What optimization techniques are applied to Rust code that sums up a simple arithmetic sequence?

The code is naive:

use std::time;

fn main() {
    const NUM_LOOP: u64 = std::u64::MAX;
    let mut sum = 0u64;
    let now = time::Instant::now();
    for i in 0..NUM_LOOP {
        sum += i;
    }
    let d = now.elapsed();
    println!("{}", sum);
    println!("loop: {}.{:09}s", d.as_secs(), d.subsec_nanos());
}

The output is:

$ ./test.rs.out
9223372036854775809
loop: 0.000000060s
$ ./test.rs.out
9223372036854775809
loop: 0.000000052s
$ ./test.rs.out
9223372036854775809
loop: 0.000000045s
$ ./test.rs.out
9223372036854775809
loop: 0.000000041s
$ ./test.rs.out
9223372036854775809
loop: 0.000000046s
$ ./test.rs.out
9223372036854775809
loop: 0.000000047s
$ ./test.rs.out
9223372036854775809
loop: 0.000000045s

The program almost ends immediately. I also wrote an equivalent code in C using for loop, but it ran for a long time. I'm wondering what makes the Rust code so fast.

The C code:

#include <stdint.h>
#include <time.h>
#include <stdio.h>
#include <string.h>
#include <stdlib.h>
#include <time.h>

double time_elapse(struct timespec start) {
    struct timespec now;
    clock_gettime(CLOCK_MONOTONIC, &now);
    return now.tv_sec - start.tv_sec +
           (now.tv_nsec - start.tv_nsec) / 1000000000.;
}

int main() {
    const uint64_t NUM_LOOP = 18446744073709551615u;
    uint64_t sum = 0;
    struct timespec now;
    clock_gettime(CLOCK_MONOTONIC, &now);

    for (int i = 0; i < NUM_LOOP; ++i) {
        sum += i;
    }

    double t = time_elapse(now);
    printf("value of sum is: %llu\n", sum);
    printf("time elapse is: %lf sec\n", t);

    return 0;
}

The Rust code is compiled using -O and the C code is compiled using -O3. The C code is running so slow that it hasn't stopped yet.
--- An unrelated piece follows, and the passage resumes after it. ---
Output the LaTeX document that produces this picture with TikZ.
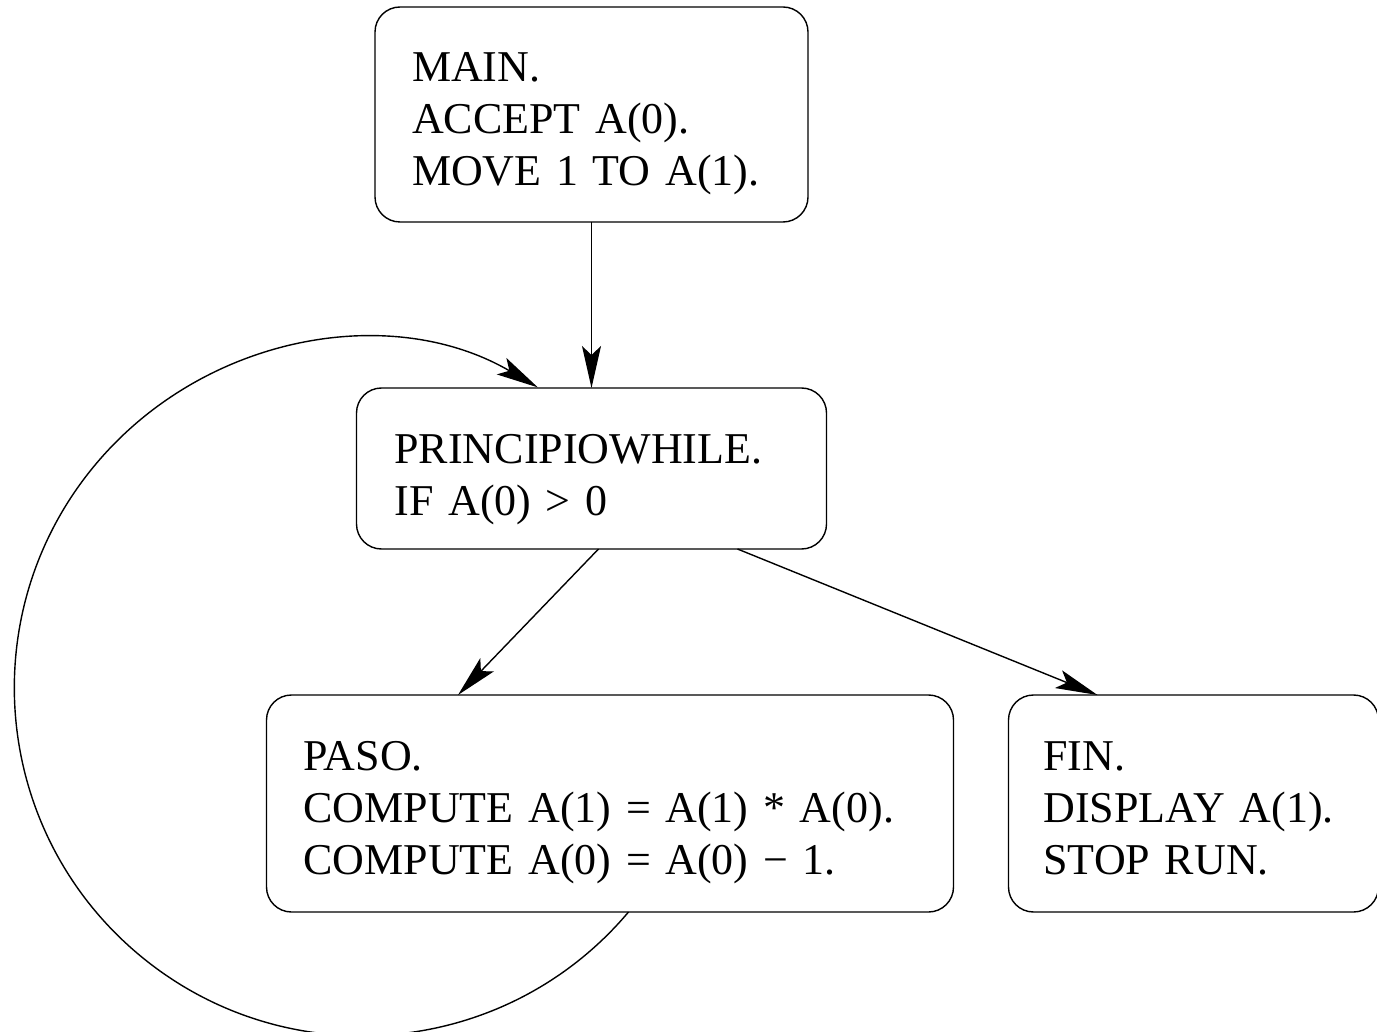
\documentclass[tikz,border=0pt]{standalone}
\usepackage{fontspec}
\setmainfont{Liberation Serif}
\usetikzlibrary{arrows.meta,positioning}

\begin{document}
\begin{tikzpicture}[
  x=1pt, y=-1pt,
  node distance=166pt and 55pt,
  every node/.style={font=\fontsize{44}{52}\selectfont, align=left},
  box/.style={draw, rounded corners=25pt, line width=1.4pt, inner xsep=37pt,
              inner ysep=0pt, outer sep=0pt, text height=75pt},
  arr/.style={-{Stealth[length=42pt, width=19pt, inset=9pt]}, line width=1.4pt}
]
  \useasboundingbox (0,0) rectangle (1377,1032);

  \node[box, text width=359pt, text depth=140pt] (main) at (591.5,114.5)
        {MAIN.\\ACCEPT A(0).\\MOVE 1 TO A(1).};
  \node[box, text width=394pt, inner xsep=38pt, text depth=86pt, below=of main] (principio)
        {PRINCIPIOWHILE.\\IF A(0) > 0};
  \node[box, text width=613pt, text depth=142pt, below=146pt of principio,
        xshift=18.5pt] (paso)
        {PASO.\\COMPUTE A(1) = A(1) * A(0).\\COMPUTE A(0) = A(0) − 1.};
  \node[box, text width=300pt, inner xsep=35pt, text depth=142pt, right=of paso] (fin)
        {FIN.\\DISPLAY A(1).\\STOP RUN.};

  \draw[arr] (main) -- (principio);
  \draw[arr] ([xshift=7pt]principio.south) -- ([xshift=-152pt]paso.north);
  \draw[arr] ([xshift=146pt]principio.south) -- ([xshift=-96pt]fin.north);
  % loop back round the left side
  \draw[arr] ([xshift=18.5pt]paso.south) arc[start angle=40.1, end angle=300.3, radius=348];
\end{tikzpicture}
\end{document}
After fixing the bug found by visibleman and Sandeep, both programs were printing the same number in almost no time. I tried to reduce NUM_LOOP by one, results seemed reasonable considering an overflow. Moreover, with NUM_LOOP = 1000000000, both programs will not have overflow and produce correct answers in no time. What optimizations are used here? I know we can use simple equations like (0 + NUM_LOOP - 1) * NUM_LOOP / 2 to compute the result, but I don't think such computations are done by the compilers with an overflow case...

Solution

Your Rust code (without the prints and timing) compiles down to (On Godbolt):

movabs rax, -9223372036854775807
ret

LLVM just const-folds the whole function and calculates the final value for you.

Let's make the upper limit dynamic (non constant) to avoid this aggressive constant folding:

pub fn foo(num: u64) -> u64 {
    let mut sum = 0u64;
    for i in 0..num {
        sum += i;
    }

    sum
}

This results in (Godbolt):

  test rdi, rdi            ; if num == 0
  je .LBB0_1               ; jump to .LBB0_1
  lea rax, [rdi - 1]       ; sum = num - 1
  lea rcx, [rdi - 2]       ; rcx = num - 2
  mul rcx                  ; sum = sum * rcx
  shld rdx, rax, 63        ; rdx = sum / 2
  lea rax, [rdx + rdi]     ; sum = rdx + num
  add rax, -1              ; sum -= 1
  ret
.LBB0_1:
  xor eax, eax             ; sum = 0
  ret

As you can see that optimizer understood that you summed all numbers from 0 to num and replaced your loop with a constant formula: ((num - 1) * (num - 2)) / 2 + num - 1. As for the example above: the optimizer probably first optimized the code into this constant formula and did constant folding then.

Additional notes

The two other answers already point out your bug in the C program. When fixed, clang generates exactly the same assembly (unsurprisingly). However, GCC doesn't seem to know about this optimization and generates pretty much the assembly you would expect (a loop).
In Rust, an easier and more idiomatic way to write your code would be (0..num).sum(). Despite this using more layers of abstractions (namely, iterators), the compiler generates exactly the same code as above.
To print a Duration in Rust, you can use the {:?} format specifier. println!("{:.2?}", d); prints the duration in the most fitting unit with a precision of 2. That's a fine way to print the time for almost all kinds of benchmarks.